If you’re on the water a lot, have your casting perfected, and can afford it, by all means buy the best rod and reel possible. The latest generation of rods are astounding and definitely worth the money. There’s currently an arms race between the big three manufacturers to produce the lightest rods possible that can still throw a heavy saltwater fly line. The Orvis Helios at $785 is winning right now.
I use Sage rods exclusively and their Xi2’s are my favorites. (Yes, they do give me a guide’s discount.) The reels I prefer are made by Tibor and are totally bulletproof. I’ve have one of their Everglades models that I’ve never once taken apart or cleaned in thirteen years.
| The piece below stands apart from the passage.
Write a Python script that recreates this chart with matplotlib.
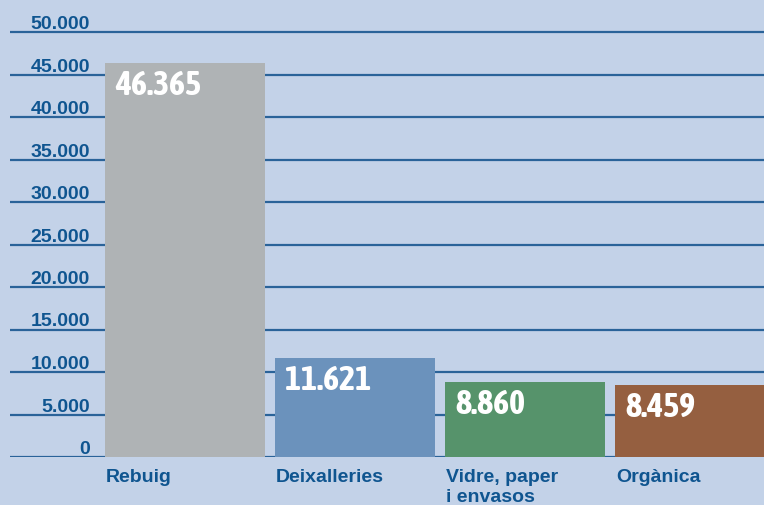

I use it every time I fish and I know it can handle anything I do to it.
Ask five different guides what the best rod and reel is and you’ll get five different opinions. The good news is that there is a ton of choices out there for every angler and budget, and nearly all of it is quality tackle that didn’t exist a few decades ago. No matter what you spend these days, if you choose properly you’ll have a rod and reel that can last many years or even a lifetime.
Wednesday, July 8, 2009
Even though the summer is not the prime redfish season here on Pine Island, we’ve had great luck with them lately, especially just to the north and south of Matlacha Pass. These reds are not on the flats but hiding deep under our mangrove shorelines. The secret to pulling them out of the bushes has been live shrimp and very light leaders. The fish in the above photos were taken using 2/0 Owner hooks tied to 15# fluorocarbon and 20# Power-Pro braided line.
Right now it seems that we’re catching either perfectly legal, slot sized reds, or very small ones that the locals call puppy drum. The fish pictured to the right were only about 8 inches in length and were feeding in the same spot as the keepers shown above.
The waters in Matlacha Pass have been exceptionally warm lately, around 90 degrees at midday. That’s hotter than usual for great redfishing, but we’ve been making it happen. I’m not drawing any conclusions about this streak of good luck but I think it means we’ll have an excellent fall season when redfish are in their prime.